** What is expected **
Exactly repeat the material, dropping only the pictures.

─── Data block ───

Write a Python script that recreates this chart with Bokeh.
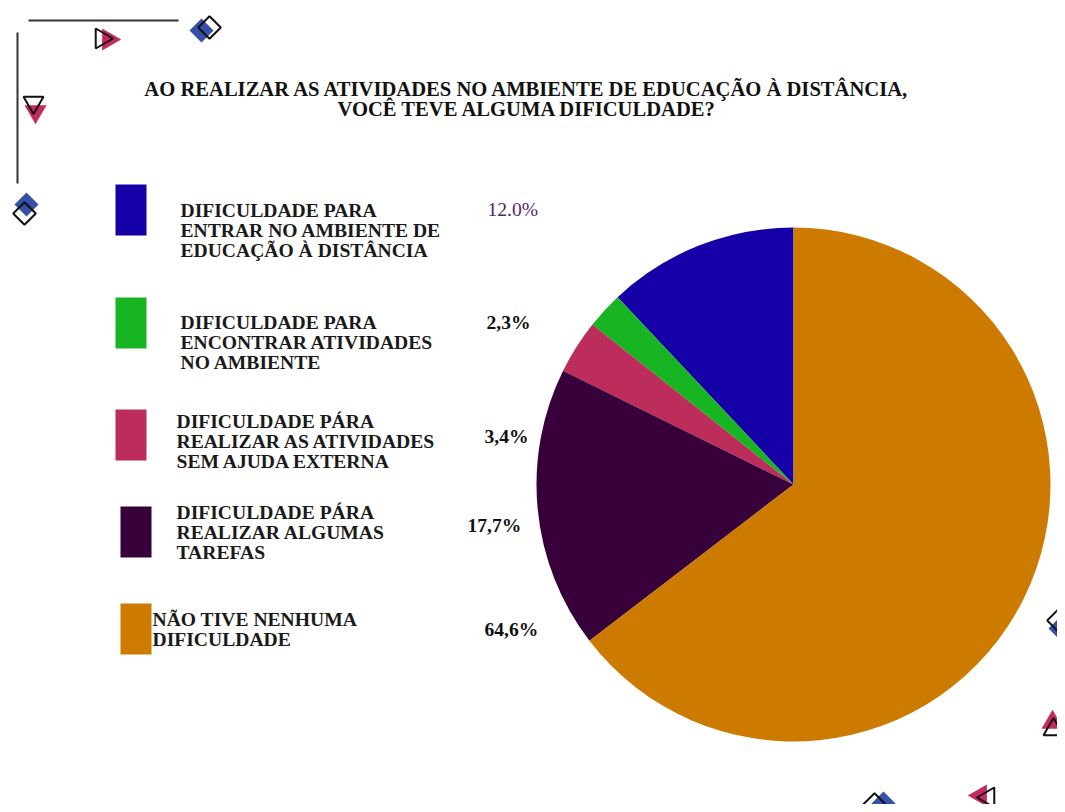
import math
from bokeh.plotting import figure
from bokeh.models import Range1d, ColumnDataSource
from bokeh.core.properties import value
from bokeh.embed import file_html
from bokeh.resources import INLINE

# ---------------- data ----------------
title_lines = ["AO REALIZAR AS ATIVIDADES NO AMBIENTE DE EDUCAÇÃO À DISTÂNCIA,",
               "VOCÊ TEVE ALGUMA DIFICULDADE?"]
categories = [
    ["DIFICULDADE PARA", "ENTRAR NO AMBIENTE DE", "EDUCAÇÃO À DISTÂNCIA"],
    ["DIFICULDADE PARA", "ENCONTRAR ATIVIDADES", "NO AMBIENTE"],
    ["DIFICULDADE PÁRA", "REALIZAR AS ATIVIDADES", "SEM AJUDA EXTERNA"],
    ["DIFICULDADE PÁRA", "REALIZAR ALGUMAS", "TAREFAS"],
    ["NÃO TIVE NENHUMA", "DIFICULDADE"],
]
values_pct = [12.0, 2.3, 3.4, 17.7, 64.6]
pct_labels = ["12.0%", "2,3%", "3,4%", "17,7%", "64,6%"]
colors = ["#1500A8", "#17B521", "#BC2D5C", "#38003A", "#CD7B00"]

# ---------------- layout (image pixel coords) ----------------
W, H = 1057, 804
def X(x): return x
def Y(y): return H - y

p = figure(width=W, height=H, x_range=Range1d(0, W), y_range=Range1d(0, H),
           output_backend="svg", toolbar_location=None,
           x_axis_type=None, y_axis_type=None, min_border=0)
p.grid.visible = False
p.outline_line_color = None
p.background_fill_color = "white"

# pie
total = sum(values_pct)
starts, ends = [], []
acc = 0.0
for v in values_pct:
    s = math.pi / 2 + 2 * math.pi * acc / total
    acc += v
    e = math.pi / 2 + 2 * math.pi * acc / total
    starts.append(s)
    ends.append(e)
src = ColumnDataSource(dict(start=starts, end=ends, color=colors))
p.wedge(x=X(793), y=Y(484), radius=257, start_angle="start", end_angle="end",
        direction="anticlock", fill_color="color", line_color=None, source=src)

# title
for i, t in enumerate(title_lines):
    p.text(x=[X(527)], y=[Y(88 + i * 20)], text=[t], text_align="center",
           text_baseline="middle", text_font=value("Liberation Serif"),
           text_font_style="bold", text_font_size="20.6px", text_color="#111111")

# legend swatches and labels
sw_x = [115, 115, 115, 120, 120]
sw_y = [184, 297, 409, 506, 603]
lab_x = [180, 180, 176, 176, 152]
lab_y = [210, 322, 421, 512, 619]
pct_x = [487, 486, 484, 467, 484]
pct_y = [209, 322, 436, 525, 629]
for i in range(len(values_pct)):
    p.quad(left=X(sw_x[i]), right=X(sw_x[i] + 31), top=Y(sw_y[i]), bottom=Y(sw_y[i] + 51),
           fill_color=colors[i], line_color=None)
    for j, line in enumerate(categories[i]):
        p.text(x=[X(lab_x[i])], y=[Y(lab_y[i] + 20 * j)], text=[line], text_align="left",
               text_baseline="middle", text_font=value("Liberation Serif"),
               text_font_style="bold", text_font_size="19.6px", text_color="#1a1a1a")
    p.text(x=[X(pct_x[i])], y=[Y(pct_y[i])], text=[pct_labels[i]], text_align="left",
           text_baseline="middle", text_font=value("Liberation Serif"),
           text_font_style="normal" if i == 0 else "bold", text_font_size="19.6px",
           text_color="#55226A" if i == 0 else "#111111")

# decorations
p.line(x=[X(28), X(178)], y=[Y(20), Y(20)], line_color="#333333", line_width=2)
p.line(x=[X(17), X(17)], y=[Y(32), Y(183)], line_color="#333333", line_width=2)

def diamond(bx, by, ox, oy):
    p.scatter(x=[X(bx)], y=[Y(by)], marker="square", size=17, angle=math.pi / 4,
              fill_color="#3550A8", line_color=None)
    p.scatter(x=[X(ox)], y=[Y(oy)], marker="square", size=16, angle=math.pi / 4,
              fill_color=None, line_color="#111111", line_width=2)

def tri(px_, py_, ox, oy, ang):
    p.scatter(x=[X(px_)], y=[Y(py_)], marker="triangle", size=22, angle=ang,
              fill_color="#C42A60", line_color=None)
    p.scatter(x=[X(ox)], y=[Y(oy)], marker="triangle", size=20, angle=ang,
              fill_color=None, line_color="#111111", line_width=2)

diamond(201, 30, 209, 27)
diamond(26, 204, 24, 213)
diamond(1060, 628, 1058, 620)
diamond(883, 803, 874, 804)
tri(108, 39, 101, 38, -math.pi / 2)
tri(35, 111, 33, 102, math.pi)
tri(1052, 722, 1053, 729, 0)
tri(980, 795, 988, 797, math.pi / 2)

open("out.html", "w").write(file_html(p, INLINE))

───

** Completed exercise **
Write a Python script that recreates this chart with Bokeh.
import math
from bokeh.plotting import figure
from bokeh.models import Range1d, ColumnDataSource
from bokeh.core.properties import value
from bokeh.embed import file_html
from bokeh.resources import INLINE

# ---------------- data ----------------
title_lines = ["AO REALIZAR AS ATIVIDADES NO AMBIENTE DE EDUCAÇÃO À DISTÂNCIA,",
               "VOCÊ TEVE ALGUMA DIFICULDADE?"]
categories = [
    ["DIFICULDADE PARA", "ENTRAR NO AMBIENTE DE", "EDUCAÇÃO À DISTÂNCIA"],
    ["DIFICULDADE PARA", "ENCONTRAR ATIVIDADES", "NO AMBIENTE"],
    ["DIFICULDADE PÁRA", "REALIZAR AS ATIVIDADES", "SEM AJUDA EXTERNA"],
    ["DIFICULDADE PÁRA", "REALIZAR ALGUMAS", "TAREFAS"],
    ["NÃO TIVE NENHUMA", "DIFICULDADE"],
]
values_pct = [12.0, 2.3, 3.4, 17.7, 64.6]
pct_labels = ["12.0%", "2,3%", "3,4%", "17,7%", "64,6%"]
colors = ["#1500A8", "#17B521", "#BC2D5C", "#38003A", "#CD7B00"]

# ---------------- layout (image pixel coords) ----------------
W, H = 1057, 804
def X(x): return x
def Y(y): return H - y

p = figure(width=W, height=H, x_range=Range1d(0, W), y_range=Range1d(0, H),
           output_backend="svg", toolbar_location=None,
           x_axis_type=None, y_axis_type=None, min_border=0)
p.grid.visible = False
p.outline_line_color = None
p.background_fill_color = "white"

# pie
total = sum(values_pct)
starts, ends = [], []
acc = 0.0
for v in values_pct:
    s = math.pi / 2 + 2 * math.pi * acc / total
    acc += v
    e = math.pi / 2 + 2 * math.pi * acc / total
    starts.append(s)
    ends.append(e)
src = ColumnDataSource(dict(start=starts, end=ends, color=colors))
p.wedge(x=X(793), y=Y(484), radius=257, start_angle="start", end_angle="end",
        direction="anticlock", fill_color="color", line_color=None, source=src)

# title
for i, t in enumerate(title_lines):
    p.text(x=[X(527)], y=[Y(88 + i * 20)], text=[t], text_align="center",
           text_baseline="middle", text_font=value("Liberation Serif"),
           text_font_style="bold", text_font_size="20.6px", text_color="#111111")

# legend swatches and labels
sw_x = [115, 115, 115, 120, 120]
sw_y = [184, 297, 409, 506, 603]
lab_x = [180, 180, 176, 176, 152]
lab_y = [210, 322, 421, 512, 619]
pct_x = [487, 486, 484, 467, 484]
pct_y = [209, 322, 436, 525, 629]
for i in range(len(values_pct)):
    p.quad(left=X(sw_x[i]), right=X(sw_x[i] + 31), top=Y(sw_y[i]), bottom=Y(sw_y[i] + 51),
           fill_color=colors[i], line_color=None)
    for j, line in enumerate(categories[i]):
        p.text(x=[X(lab_x[i])], y=[Y(lab_y[i] + 20 * j)], text=[line], text_align="left",
               text_baseline="middle", text_font=value("Liberation Serif"),
               text_font_style="bold", text_font_size="19.6px", text_color="#1a1a1a")
    p.text(x=[X(pct_x[i])], y=[Y(pct_y[i])], text=[pct_labels[i]], text_align="left",
           text_baseline="middle", text_font=value("Liberation Serif"),
           text_font_style="normal" if i == 0 else "bold", text_font_size="19.6px",
           text_color="#55226A" if i == 0 else "#111111")

# decorations
p.line(x=[X(28), X(178)], y=[Y(20), Y(20)], line_color="#333333", line_width=2)
p.line(x=[X(17), X(17)], y=[Y(32), Y(183)], line_color="#333333", line_width=2)

def diamond(bx, by, ox, oy):
    p.scatter(x=[X(bx)], y=[Y(by)], marker="square", size=17, angle=math.pi / 4,
              fill_color="#3550A8", line_color=None)
    p.scatter(x=[X(ox)], y=[Y(oy)], marker="square", size=16, angle=math.pi / 4,
              fill_color=None, line_color="#111111", line_width=2)

def tri(px_, py_, ox, oy, ang):
    p.scatter(x=[X(px_)], y=[Y(py_)], marker="triangle", size=22, angle=ang,
              fill_color="#C42A60", line_color=None)
    p.scatter(x=[X(ox)], y=[Y(oy)], marker="triangle", size=20, angle=ang,
              fill_color=None, line_color="#111111", line_width=2)

diamond(201, 30, 209, 27)
diamond(26, 204, 24, 213)
diamond(1060, 628, 1058, 620)
diamond(883, 803, 874, 804)
tri(108, 39, 101, 38, -math.pi / 2)
tri(35, 111, 33, 102, math.pi)
tri(1052, 722, 1053, 729, 0)
tri(980, 795, 988, 797, math.pi / 2)

open("out.html", "w").write(file_html(p, INLINE))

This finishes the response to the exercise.